Bringschuld statt Holschuld lautet die Devise des neuen Hamburger Gesetzes. Die Verwaltung muss im Regelfall automatisch liefern, nicht erst auf Bürgeranfrage. An diesem zentralen Punkt unterscheidet sich das Transparenzgesetz von seinem Vorgänger, dem 2006 verabschiedeten Informationsfreiheitsgesetz.
Niedersachsen und vier andere Bundesländer besitzen noch überhaupt keine Informationsfreiheitsgesetze oder vergleichbare Regelungen.
Schleswig-Holstein und fünf andere Länder haben zwar entsprechende Gesetze, aber keine Pflicht zur Veröffentlichung amtlicher Verträge.
Bremen gehört zu den fünf Bundesländern mit eingeschränkten Veröffentlichungspflichten. Aber auch hier werden nur Auflistungen verfügbarer Dokumente ins Netz gestellt, nicht diese selbst.
Nur in wenigen Fällen, wenn Geschäftsgeheimnisse der Firmen oder Persönlichkeitsrechte gefährdet wären, dürfen bestimmte Passagen dem Zugriff der Internet-User entzogen bleiben. Der Hamburger Datenschutzbeauftragte soll in solchen Fällen maßgeblich mitbestimmen, welche Informationen ihren Weg ins Netz finden. „Wir wollen so vermeiden, dass Datenschutz und Transparenz gegeneinander ausgespielt werden“, hofft der Innenexperte der Hamburger Grünen, Farid Müller, auf eine konfliktarme Praxis.
Zudem sollen bis auf wenige Ausnahmen alle von der Stadt geschlossenen Verträge erst einen Monat nach ihrer Veröffentlichung im Netz in Kraft treten – so dass Zeit bleibt, gravierende Formulierungsfehler und -lücken, die in dieser Zeit erkannt werden, noch zu korrigieren.
Eine Veröffentlichung bereits bestehender Verträge, die nicht für die Veröffentlichung gedacht waren, wird es allerdings in der Regel nicht geben. Hier genießen die Vertragspartner „Vertrauensschutz“, da sie bei Vertragsabschluss nicht davon ausgehen konnten, dass ihre frisch unterzeichneten Papiere irgendwann publik werden könnten.
Auf Druck einer Volksinitiative
Das Transparenzgesetz ist nach Einschätzung aller Parteien bundesweit das weitreichendste seiner Art. Es kam auf Druck der Volksinitiative „Transparenz schafft Vertrauen“ zustande, die einen ähnlichen Gesetzentwurf per Volksentscheid in geltendes Recht verwandeln wollte.

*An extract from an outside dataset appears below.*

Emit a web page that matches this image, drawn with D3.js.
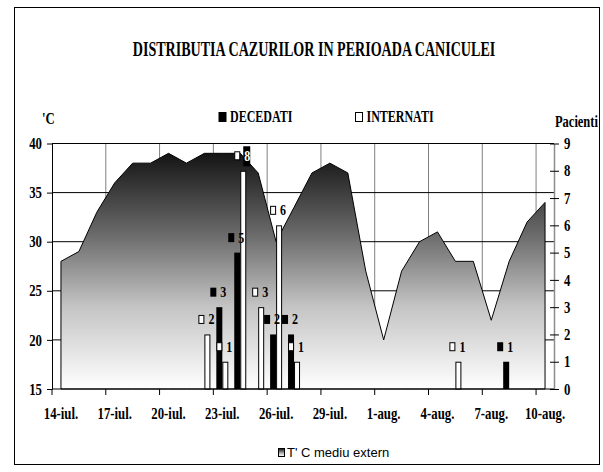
<!DOCTYPE html>
<html>
<head>
<meta charset="utf-8">
<script src="https://cdn.jsdelivr.net/npm/d3@7"></script>
<style>
  body { margin: 0; background: #fff; }
  text { font-family: "Liberation Serif", "Times New Roman", serif; font-weight: bold; fill: #000; }
</style>
</head>
<body>
<div id="chart"></div>
<script>
"use strict";

let svgWidth = 603;
let svgHeight = 472;

/* Data */
let days = ["14-iul.", "15-iul.", "16-iul.", "17-iul.", "18-iul.", "19-iul.", "20-iul.",
  "21-iul.", "22-iul.", "23-iul.", "24-iul.", "25-iul.", "26-iul.", "27-iul.", "28-iul.",
  "29-iul.", "30-iul.", "31-iul.", "1-aug.", "2-aug.", "3-aug.", "4-aug.", "5-aug.",
  "6-aug.", "7-aug.", "8-aug.", "9-aug.", "10-aug."];

// T'C mediu extern
let tempValues = [28, 29, 33, 36, 38, 38, 39, 38, 39, 39, 39, 37, 30, 33.5, 37,
  38, 37, 27, 20, 27, 30, 31, 28, 28, 22, 28, 32, 34];

// pacienti
let decedati = [0, 0, 0, 0, 0, 0, 0, 0, 0, 3, 5, 0, 2, 2, 0,
  0, 0, 0, 0, 0, 0, 0, 0, 0, 0, 1, 0, 0];
let internati = [0, 0, 0, 0, 0, 0, 0, 0, 2, 1, 8, 3, 6, 1, 0,
  0, 0, 0, 0, 0, 0, 0, 1, 0, 0, 0, 0, 0];

let tempTicks = [15, 20, 25, 30, 35, 40];
let patientTicks = [0, 1, 2, 3, 4, 5, 6, 7, 8, 9];
let shownDays = days.filter((d, i) => i % 3 === 0);

/* Canvas */
let svg = d3.select("#chart")
  .append("svg")
  .attr("width", svgWidth)
  .attr("height", svgHeight);

let defs = svg.append("defs");
let grad = defs.append("linearGradient")
  .attr("id", "tempGrad")
  .attr("x1", 0).attr("y1", 0).attr("x2", 0).attr("y2", 1);
[[0, "#141414"], [0.35, "#6c6c6c"], [0.65, "#c4c4c4"], [1, "#ffffff"]].forEach(s => {
  grad.append("stop").attr("offset", s[0]).attr("stop-color", s[1]);
});

/* Outer frame */
svg.append("rect")
  .attr("x", 14.5).attr("y", 7.5)
  .attr("width", 585).attr("height", 457)
  .attr("fill", "#fff")
  .attr("stroke", "#000");

/* Scales */
let plotLeft = 52, plotRight = 554, plotTop = 143.5, plotBottom = 389;

let xScale = d3.scaleBand()
  .domain(days)
  .range([plotLeft, plotRight])
  .padding(0);
let bw = xScale.bandwidth();
let cx = d => xScale(d) + bw / 2;

let yTemp = d3.scaleLinear().domain([15, 40]).range([plotBottom, plotTop]);
let yPat = d3.scaleLinear().domain([0, 9]).range([plotBottom, plotTop]);

/* Grid */
svg.append("g")
  .selectAll("line")
  .data(shownDays.slice(1))
  .enter()
  .append("line")
  .attr("x1", d => xScale(d)).attr("x2", d => xScale(d))
  .attr("y1", plotTop).attr("y2", plotBottom)
  .attr("stroke", "#808080");

svg.append("g")
  .selectAll("line")
  .data(tempTicks.slice(1))
  .enter()
  .append("line")
  .attr("x1", plotLeft).attr("x2", plotRight)
  .attr("y1", d => yTemp(d)).attr("y2", d => yTemp(d))
  .attr("stroke", "#000");

/* Temperature area */
let tempData = days.map((d, i) => ({ day: d, t: tempValues[i] }));
let area = d3.area()
  .x(d => cx(d.day))
  .y0(yTemp(15))
  .y1(d => yTemp(d.t));

svg.append("path")
  .datum(tempData)
  .attr("d", area)
  .attr("fill", "url(#tempGrad)")
  .attr("stroke", "#000")
  .attr("stroke-width", 1);

/* Bars */
let barW = 6;

svg.append("g")
  .selectAll("rect")
  .data(days.map((d, i) => ({ day: d, v: decedati[i] })).filter(d => d.v > 0))
  .enter()
  .append("rect")
  .attr("x", d => cx(d.day) - barW)
  .attr("width", barW)
  .attr("y", d => yPat(d.v))
  .attr("height", d => yPat(0) - yPat(d.v))
  .attr("fill", "#000");

svg.append("g")
  .selectAll("rect")
  .data(days.map((d, i) => ({ day: d, v: internati[i] })).filter(d => d.v > 0))
  .enter()
  .append("rect")
  .attr("x", d => cx(d.day) + 0.5)
  .attr("width", barW - 1)
  .attr("y", d => yPat(d.v) + 0.5)
  .attr("height", d => yPat(0) - yPat(d.v) - 0.5)
  .attr("fill", "#fff")
  .attr("stroke", "#000");

/* Value labels */
function addLabel(x, v, dark, inverted) {
  let cy = yPat(v) - 15;
  svg.append("rect")
    .attr("x", x - 9 + (dark ? 0 : 0.5)).attr("y", cy - 4.5 + (dark ? 0 : 0.5))
    .attr("width", dark ? 6 : 5).attr("height", dark ? 9 : 8)
    .attr("fill", dark ? "#000" : "#fff")
    .attr("stroke", dark ? "none" : "#000");
  if (inverted) {
    svg.append("rect")
      .attr("x", x).attr("y", cy - 9.5)
      .attr("width", 7).attr("height", 20)
      .attr("fill", "#000");
  }
  svg.append("text")
    .attr("transform", `translate(${x + 1},${cy + 5}) scale(0.8,1)`)
    .attr("font-size", "15px")
    .style("fill", inverted ? "#fff" : "#000")
    .text(v);
}

days.forEach((d, i) => {
  if (decedati[i] > 0) addLabel(cx(d) - 3, decedati[i], true, false);
  if (internati[i] > 0) addLabel(cx(d) + 3, internati[i], false, internati[i] === 8);
});

/* Left axis */
let leftAxis = svg.append("g")
  .attr("transform", `translate(${plotLeft},0)`)
  .call(d3.axisLeft(yTemp).tickValues(tempTicks).tickSize(5).tickSizeOuter(0));
leftAxis.select(".domain").attr("stroke", "#000");
leftAxis.selectAll("text")
  .attr("x", -12.5)
  .attr("font-size", "16px")
  .attr("font-family", null)
  .attr("transform", "scale(0.8,1)");

/* Right axis */
let rightAxis = svg.append("g")
  .attr("transform", `translate(${plotRight},0)`)
  .call(d3.axisRight(yPat).tickValues(patientTicks).tickSize(5).tickSizeOuter(0));
rightAxis.select(".domain").attr("stroke", "#8c8c8c").attr("stroke-width", 1.5);
rightAxis.selectAll(".tick line").attr("x1", -4);
rightAxis.selectAll("text")
  .attr("x", 12.5)
  .attr("font-size", "16px")
  .attr("font-family", null)
  .attr("transform", "scale(0.8,1)");

/* Bottom axis */
svg.append("line")
  .attr("x1", plotLeft).attr("x2", plotRight)
  .attr("y1", plotBottom).attr("y2", plotBottom)
  .attr("stroke", "#000");

svg.append("g")
  .selectAll("line")
  .data(shownDays)
  .enter()
  .append("line")
  .attr("x1", d => xScale(d)).attr("x2", d => xScale(d))
  .attr("y1", plotBottom).attr("y2", plotBottom + 6)
  .attr("stroke", "#000");

svg.append("g")
  .selectAll("text")
  .data(shownDays)
  .enter()
  .append("text")
  .attr("transform", d => `translate(${cx(d)},${plotBottom + 30}) scale(0.8,1)`)
  .attr("text-anchor", "middle")
  .attr("font-size", "16px")
  .text(d => d);

/* Titles */
svg.append("text")
  .attr("transform", "translate(314,56) scale(0.67,1)")
  .attr("text-anchor", "middle")
  .attr("font-size", "21px")
  .text("DISTRIBUTIA CAZURILOR IN PERIOADA CANICULEI");

svg.append("text")
  .attr("transform", "translate(42,124) scale(0.8,1)")
  .attr("font-size", "16px")
  .text("'C");

svg.append("text")
  .attr("transform", "translate(555,127) scale(0.78,1)")
  .attr("font-size", "16px")
  .text("Pacienti");

/* Top legend */
let legendItems = [
  { label: "DECEDATI", x: 219, dark: true },
  { label: "INTERNATI", x: 355.5, dark: false }
];
legendItems.forEach(item => {
  svg.append("rect")
    .attr("x", item.x).attr("y", 112.5)
    .attr("width", 7).attr("height", 9)
    .attr("fill", item.dark ? "#000" : "#fff")
    .attr("stroke", "#000");
  svg.append("text")
    .attr("transform", `translate(${item.x + 11},122) scale(0.75,1)`)
    .attr("font-size", "16px")
    .text(item.label);
});

/* Bottom legend */
svg.append("rect")
  .attr("x", 278.5).attr("y", 448.5)
  .attr("width", 6).attr("height", 8)
  .attr("fill", "url(#tempGrad)")
  .attr("stroke", "#000");

svg.append("text")
  .attr("x", 287)
  .attr("y", 457)
  .style("font-family", "'Liberation Sans', Arial, sans-serif")
  .style("font-weight", "normal")
  .attr("font-size", "13px")
  .text("T' C mediu extern");
</script>
</body>
</html>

Die Initiative war an der Ausgestaltung des aktuellen Kompromisses maßgeblich beteiligt und wird ihr Volksbegehren einstampfen, sollte das Parlament das Gesetz wie erwartet verabschieden. Ihr Sprecher Gregor Hackmack nennt das Regelwerk einen „Quantensprung auf dem Weg zu einer offenen Gesellschaft“.
Noch nicht offen liegen dabei die Kosten für die Erstellung und weitere Pflege des neuen Informationsregisters. „Dass es noch keine Kostenschätzung und kein Finanzierungskonzept gibt, ist das Kuckucksei an unserem Kompromiss. Hier haben wir aufgrund des Zeitdrucks weder seriös noch transparent gearbeitet“, gibt sich die rechtspolitische Sprecherin der CDU-Bürgerschaftsfraktion Viviane Spethmann selbstkritisch, bekennt aber: „Wir wollen das Gesetz deshalb nicht scheitern lassen.“
Während erste grobe Kostenschätzungen von einem einstelligen Millionenbetrag für den Aufbau des Informationsregisters ausgehen, will SPD-Fraktionschef Andreas Dressel zumindest für dessen weitere Betreuung möglichst wenig ausgeben: „Es darf für einen Verwaltungsmitarbeiter nur ein zusätzlicher Klick sein, das Dokument, das er gerade bearbeitet hat, ins Netz zu stellen“, hofft Dressel.
Ganz so einfach aber, das glaubt auch die Volksinitiative, wird es dann doch nicht gehen.